Prime Minister David Cameron was forced to defend the government's approach to collecting corporation tax today after Labour leader Jeremy Corbyn questioned Google's £130m back taxes deal.

"We're talking about tax that should have been collected under a Labour government, raised by a Conservative government," Cameron said at Prime Minister's Questions (PMQs). "No government has done more than this one to crack down on tax evasion and aggressive tax avoidance. No government, and certainly not the last Labour government."

Google revealed late Friday that it had reached a deal with HMRC to hand over £130m to settle claims covering a 10-year period, including years when Tony Blair and Gordon Brown were in Number 10.

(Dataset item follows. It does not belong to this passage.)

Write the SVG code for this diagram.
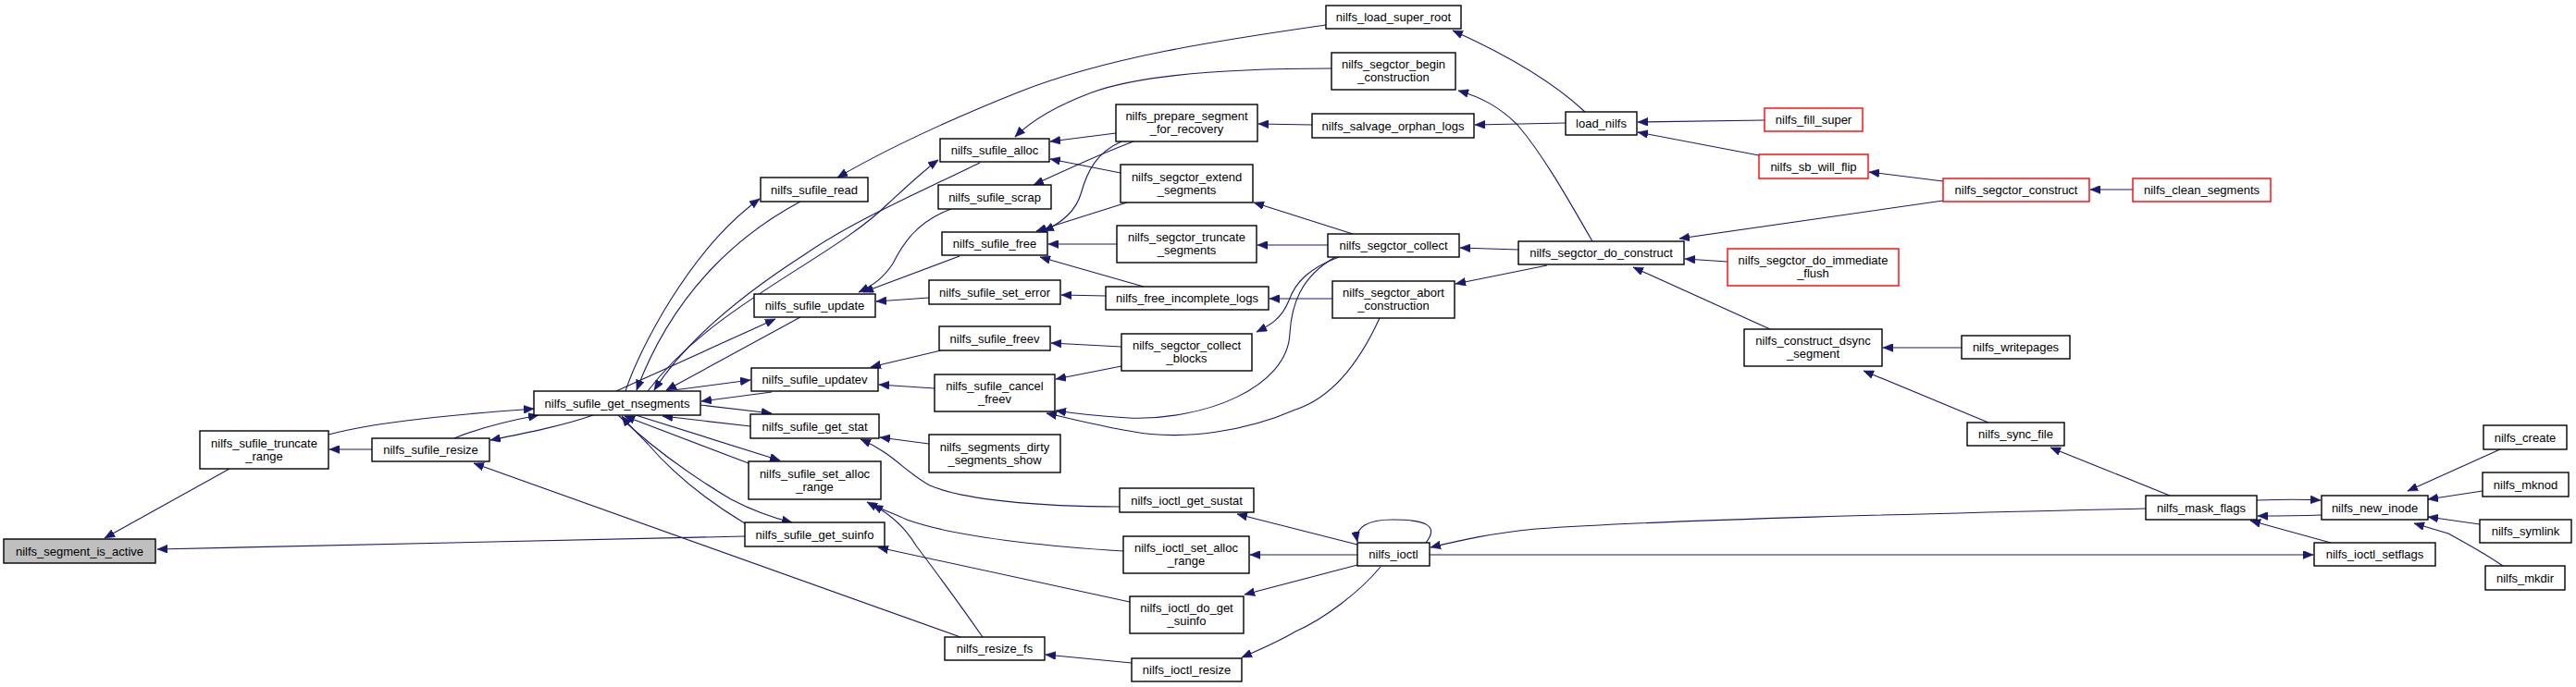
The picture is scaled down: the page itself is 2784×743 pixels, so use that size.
<svg xmlns="http://www.w3.org/2000/svg" width="2784" height="743" viewBox="0 0 2784 743">
<style>
.node rect{fill:#ffffff;stroke:#000000;stroke-width:1.4}
.node.red rect{stroke:#ff0000}
.node.gray rect{fill:#bfbfbf}
.node text{font-family:"Liberation Sans",Arial,sans-serif;font-size:13px;fill:#000000;text-anchor:middle}
.edges path{fill:none;stroke:#191970;stroke-width:1.1;marker-end:url(#ah)}
</style>
<defs>
<marker id="ah" markerUnits="userSpaceOnUse" markerWidth="12" markerHeight="9" refX="11" refY="4.5" orient="auto">
<path d="M0,0 L11,4.5 L0,9 z" fill="#191970" stroke="#191970" stroke-width="0.5"/>
</marker>
</defs>
<rect x="0" y="0" width="2784" height="743" fill="#ffffff"/>
<g id="edges" class="edges">
<path d="M248,507 L113,582"/>
<path d="M805,580 L170,594"/>
<path d="M402,486 L356,486"/>
<path d="M355,470 C400,458 470,450 577,442"/>
<path d="M491,474 C520,462 550,455 582,449"/>
<path d="M641,449 C610,460 570,468 530,476"/>
<path d="M1038,689 L512,501"/>
<path d="M676,423 C690,380 745,270 821,215"/>
<path d="M865,218 C805,250 730,310 688,422"/>
<path d="M700,423 C770,330 900,280 960,220 C985,197 1000,183 1014,173"/>
<path d="M1059,176 C1000,205 920,240 870,275 C800,320 740,370 707,422"/>
<path d="M666,423 L838,345"/>
<path d="M865,343 L720,422"/>
<path d="M1028,226 C990,240 975,265 965,285 C955,300 945,308 928,316"/>
<path d="M1037,277 L933,316"/>
<path d="M1004,322 L947,326"/>
<path d="M1439,74 C1350,74 1240,78 1180,100 C1140,115 1115,130 1097,148"/>
<path d="M1433,27 C1330,42 1200,60 1100,100 C1020,132 960,160 905,192"/>
<path d="M1206,144 L1135,153"/>
<path d="M1211,187 L1135,172"/>
<path d="M1225,153 C1180,170 1150,185 1117,200"/>
<path d="M1212,153 C1185,165 1175,185 1168,210 C1162,230 1145,242 1128,250"/>
<path d="M1218,219 L1120,250"/>
<path d="M1207,264 L1133,264"/>
<path d="M1236,310 L1124,278"/>
<path d="M1195,320 L1147,319"/>
<path d="M1212,375 L1136,371"/>
<path d="M1418,135 L1360,134"/>
<path d="M1462,253 L1355,219"/>
<path d="M1435,265 L1359,265"/>
<path d="M1440,323 L1372,323"/>
<path d="M1447,278 C1415,290 1400,305 1393,325 C1385,345 1372,352 1358,359"/>
<path d="M1443,278 C1405,300 1396,330 1394,360 C1392,420 1300,455 1220,452 C1185,450 1160,447 1141,444"/>
<path d="M1491,344 C1470,390 1440,430 1400,443 C1350,465 1280,478 1220,466 C1185,460 1155,452 1131,447"/>
<path d="M1212,396 L1141,410"/>
<path d="M1010,420 L950,416"/>
<path d="M720,423 L811,411"/>
<path d="M834,424 L758,434"/>
<path d="M1017,379 L941,397"/>
<path d="M757,438 L834,447"/>
<path d="M811,461 L716,450"/>
<path d="M1004,480 L951,473"/>
<path d="M1210,548 C1120,548 1040,540 1005,525 C980,512 965,490 930,475"/>
<path d="M687,449 L843,498"/>
<path d="M809,501 L675,450"/>
<path d="M668,449 C700,480 740,510 790,540 C815,553 835,560 856,565"/>
<path d="M805,566 C770,545 730,515 700,480 C690,470 680,460 672,450"/>
<path d="M1214,596 C1120,590 1030,580 980,562 C965,555 950,550 937,543"/>
<path d="M1062,689 C1035,650 1005,610 990,590 C978,570 962,556 943,546"/>
<path d="M1221,651 L949,592"/>
<path d="M1223,717 L1130,708"/>
<path d="M1713,121 C1680,90 1630,60 1570,33"/>
<path d="M1721,261 C1700,225 1670,170 1640,135 C1620,115 1600,105 1576,98"/>
<path d="M1692,133 L1594,135"/>
<path d="M1907,130 L1770,132"/>
<path d="M1901,168 L1770,143"/>
<path d="M2100,196 L2020,186"/>
<path d="M1641,270 L1578,268"/>
<path d="M1672,287 L1573,307"/>
<path d="M2100,217 L1815,258"/>
<path d="M1867,283 L1821,280"/>
<path d="M1913,356 L1765,289"/>
<path d="M2305,205 L2259,205"/>
<path d="M2120,376 L2035,376"/>
<path d="M2149,457 L2014,401"/>
<path d="M2345,536 L2216,484"/>
<path d="M2319,550 C2100,555 1800,562 1660,572 C1610,577 1580,584 1546,592"/>
<path d="M1545,600 L2500,600"/>
<path d="M1541,587 C1556,568 1540,562 1505,562 C1478,562 1464,570 1467,586"/>
<path d="M1467,589 L1337,556"/>
<path d="M1467,600 L1351,600"/>
<path d="M1467,611 L1345,643"/>
<path d="M1492,613 C1470,640 1430,670 1400,683 C1380,695 1360,703 1342,711"/>
<path d="M2509,557 C2480,558 2460,558 2440,558"/>
<path d="M2439,541 C2470,540 2490,540 2508,541"/>
<path d="M2519,587 L2432,563"/>
<path d="M2702,486 L2602,531"/>
<path d="M2683,531 L2624,540"/>
<path d="M2680,567 L2624,559"/>
<path d="M2705,612 C2680,595 2660,585 2646,577 L2609,566"/>
</g>
<g id="n_segment_is_active" class="node gray"><rect x="4" y="583" width="164" height="26"/><text x="86" y="600.5">nilfs_segment_is_active</text></g>
<g id="n_sufile_truncate_range" class="node"><rect x="216" y="466" width="139" height="41"/><text x="285.5" y="483.5">nilfs_sufile_truncate</text><text x="285.5" y="497.5">_range</text></g>
<g id="n_sufile_resize" class="node"><rect x="402" y="474" width="127" height="25"/><text x="465.5" y="491">nilfs_sufile_resize</text></g>
<g id="n_sufile_get_nsegments" class="node"><rect x="577" y="423" width="180" height="26"/><text x="667" y="440.5">nilfs_sufile_get_nsegments</text></g>
<g id="n_sufile_read" class="node"><rect x="822" y="192" width="116" height="26"/><text x="880" y="209.5">nilfs_sufile_read</text></g>
<g id="n_sufile_alloc" class="node"><rect x="1016" y="150" width="118" height="25"/><text x="1075" y="167">nilfs_sufile_alloc</text></g>
<g id="n_sufile_scrap" class="node"><rect x="1014" y="200" width="122" height="26"/><text x="1075" y="217.5">nilfs_sufile_scrap</text></g>
<g id="n_sufile_free" class="node"><rect x="1018" y="251" width="114" height="25"/><text x="1075" y="268">nilfs_sufile_free</text></g>
<g id="n_sufile_set_error" class="node"><rect x="1004" y="303" width="142" height="26"/><text x="1075" y="320.5">nilfs_sufile_set_error</text></g>
<g id="n_sufile_update" class="node"><rect x="815" y="318" width="131" height="25"/><text x="880.5" y="335">nilfs_sufile_update</text></g>
<g id="n_sufile_freev" class="node"><rect x="1015" y="353" width="120" height="26"/><text x="1075" y="370.5">nilfs_sufile_freev</text></g>
<g id="n_sufile_updatev" class="node"><rect x="812" y="398" width="137" height="25"/><text x="880.5" y="415">nilfs_sufile_updatev</text></g>
<g id="n_sufile_cancel_freev" class="node"><rect x="1010" y="405" width="130" height="40"/><text x="1075" y="422">nilfs_sufile_cancel</text><text x="1075" y="436">_freev</text></g>
<g id="n_sufile_get_stat" class="node"><rect x="811" y="448" width="139" height="26"/><text x="880.5" y="465.5">nilfs_sufile_get_stat</text></g>
<g id="n_segments_dirty_segments_show" class="node"><rect x="1004" y="470" width="142" height="41"/><text x="1075" y="487.5">nilfs_segments_dirty</text><text x="1075" y="501.5">_segments_show</text></g>
<g id="n_sufile_set_alloc_range" class="node"><rect x="809" y="499" width="143" height="41"/><text x="880.5" y="516.5">nilfs_sufile_set_alloc</text><text x="880.5" y="530.5">_range</text></g>
<g id="n_sufile_get_suinfo" class="node"><rect x="805" y="565" width="151" height="26"/><text x="880.5" y="582.5">nilfs_sufile_get_suinfo</text></g>
<g id="n_prepare_segment_for_recovery" class="node"><rect x="1206" y="113" width="153" height="40"/><text x="1282.5" y="130">nilfs_prepare_segment</text><text x="1282.5" y="144">_for_recovery</text></g>
<g id="n_segctor_extend_segments" class="node"><rect x="1211" y="178" width="143" height="41"/><text x="1282.5" y="195.5">nilfs_segctor_extend</text><text x="1282.5" y="209.5">_segments</text></g>
<g id="n_segctor_truncate_segments" class="node"><rect x="1207" y="244" width="151" height="40"/><text x="1282.5" y="261">nilfs_segctor_truncate</text><text x="1282.5" y="275">_segments</text></g>
<g id="n_free_incomplete_logs" class="node"><rect x="1195" y="310" width="176" height="25"/><text x="1283" y="327">nilfs_free_incomplete_logs</text></g>
<g id="n_segctor_collect_blocks" class="node"><rect x="1212" y="361" width="141" height="40"/><text x="1282.5" y="378">nilfs_segctor_collect</text><text x="1282.5" y="392">_blocks</text></g>
<g id="n_ioctl_get_sustat" class="node"><rect x="1210" y="528" width="145" height="26"/><text x="1282.5" y="545.5">nilfs_ioctl_get_sustat</text></g>
<g id="n_ioctl_set_alloc_range" class="node"><rect x="1214" y="580" width="136" height="40"/><text x="1282" y="597">nilfs_ioctl_set_alloc</text><text x="1282" y="611">_range</text></g>
<g id="n_ioctl_do_get_suinfo" class="node"><rect x="1221" y="645" width="123" height="40"/><text x="1282.5" y="662">nilfs_ioctl_do_get</text><text x="1282.5" y="676">_suinfo</text></g>
<g id="n_resize_fs" class="node"><rect x="1021" y="689" width="108" height="25"/><text x="1075" y="706">nilfs_resize_fs</text></g>
<g id="n_ioctl_resize" class="node"><rect x="1223" y="712" width="119" height="25"/><text x="1282.5" y="729">nilfs_ioctl_resize</text></g>
<g id="n_load_super_root" class="node"><rect x="1433" y="6" width="146" height="25"/><text x="1506" y="23">nilfs_load_super_root</text></g>
<g id="n_segctor_begin_construction" class="node"><rect x="1439" y="57" width="134" height="40"/><text x="1506" y="74">nilfs_segctor_begin</text><text x="1506" y="88">_construction</text></g>
<g id="n_salvage_orphan_logs" class="node"><rect x="1418" y="123" width="175" height="26"/><text x="1505.5" y="140.5">nilfs_salvage_orphan_logs</text></g>
<g id="n_segctor_collect" class="node"><rect x="1435" y="253" width="142" height="25"/><text x="1506" y="270">nilfs_segctor_collect</text></g>
<g id="n_segctor_abort_construction" class="node"><rect x="1440" y="304" width="132" height="40"/><text x="1506" y="321">nilfs_segctor_abort</text><text x="1506" y="335">_construction</text></g>
<g id="n_load_nilfs" class="node"><rect x="1692" y="121" width="77" height="25"/><text x="1730.5" y="138">load_nilfs</text></g>
<g id="n_segctor_do_construct" class="node"><rect x="1641" y="261" width="179" height="25"/><text x="1730.5" y="278">nilfs_segctor_do_construct</text></g>
<g id="n_ioctl" class="node"><rect x="1467" y="587" width="78" height="25"/><text x="1506" y="604">nilfs_ioctl</text></g>
<g id="n_fill_super" class="node red"><rect x="1907" y="117" width="106" height="25"/><text x="1960" y="134">nilfs_fill_super</text></g>
<g id="n_sb_will_flip" class="node red"><rect x="1901" y="167" width="118" height="26"/><text x="1960" y="184.5">nilfs_sb_will_flip</text></g>
<g id="n_segctor_do_immediate_flush" class="node red"><rect x="1867" y="269" width="185" height="40"/><text x="1959.5" y="286">nilfs_segctor_do_immediate</text><text x="1959.5" y="300">_flush</text></g>
<g id="n_construct_dsync_segment" class="node"><rect x="1885" y="356" width="149" height="40"/><text x="1959.5" y="373">nilfs_construct_dsync</text><text x="1959.5" y="387">_segment</text></g>
<g id="n_segctor_construct" class="node red"><rect x="2100" y="193" width="158" height="25"/><text x="2179" y="210">nilfs_segctor_construct</text></g>
<g id="n_clean_segments" class="node red"><rect x="2305" y="193" width="149" height="25"/><text x="2379.5" y="210">nilfs_clean_segments</text></g>
<g id="n_writepages" class="node"><rect x="2120" y="363" width="117" height="25"/><text x="2178.5" y="380">nilfs_writepages</text></g>
<g id="n_sync_file" class="node"><rect x="2126" y="457" width="105" height="25"/><text x="2178.5" y="474">nilfs_sync_file</text></g>
<g id="n_mask_flags" class="node"><rect x="2319" y="536" width="120" height="26"/><text x="2379" y="553.5">nilfs_mask_flags</text></g>
<g id="n_new_inode" class="node"><rect x="2509" y="536" width="115" height="26"/><text x="2566.5" y="553.5">nilfs_new_inode</text></g>
<g id="n_ioctl_setflags" class="node"><rect x="2501" y="587" width="131" height="25"/><text x="2566.5" y="604">nilfs_ioctl_setflags</text></g>
<g id="n_create" class="node"><rect x="2684" y="460" width="90" height="26"/><text x="2729" y="477.5">nilfs_create</text></g>
<g id="n_mknod" class="node"><rect x="2683" y="511" width="93" height="26"/><text x="2729.5" y="528.5">nilfs_mknod</text></g>
<g id="n_symlink" class="node"><rect x="2680" y="562" width="99" height="25"/><text x="2729.5" y="579">nilfs_symlink</text></g>
<g id="n_mkdir" class="node"><rect x="2686" y="612" width="86" height="26"/><text x="2729" y="629.5">nilfs_mkdir</text></g>
</svg>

Cameron said told MPs today that "it's quite right" that tax deals are "done independently by HMRC", but pointed to new government policies to crack down on tax evasion and limit tax avoidance.

"We have put in place the diverted profit tax that means that this company and other companies will pay more tax in future. And more tax in future than they ever paid under Labour, where the tax rate for Google was zero per cent," Cameron said.

Read more: Taxing companies is after all just a stealthy way to tax people

Cameron also made a jab at big banks in PMQs, saying of Corbyn: "If like me he's genuinely angry about what happened to Google under Labour, can I tell him a few people he could call?"

"Maybe he should start by calling Tony Blair, you can get him at JP Morgan," Cameron told MPs. "Call Gordon Brown, apparently you can get him at a Californian bond dealer called Pimco. He could call Alistair Darling, I think he's at Morgan Stanley, but it's hard to keep up.

"Those are the people to blame for Google not paying their taxes, we're the ones who got them to pay," Cameron said.

Blair has been a paid adviser to JP Morgan since 2008, while it was revealed last December that Brown and Darling were taking up roles with Pimco and Morgan Stanley.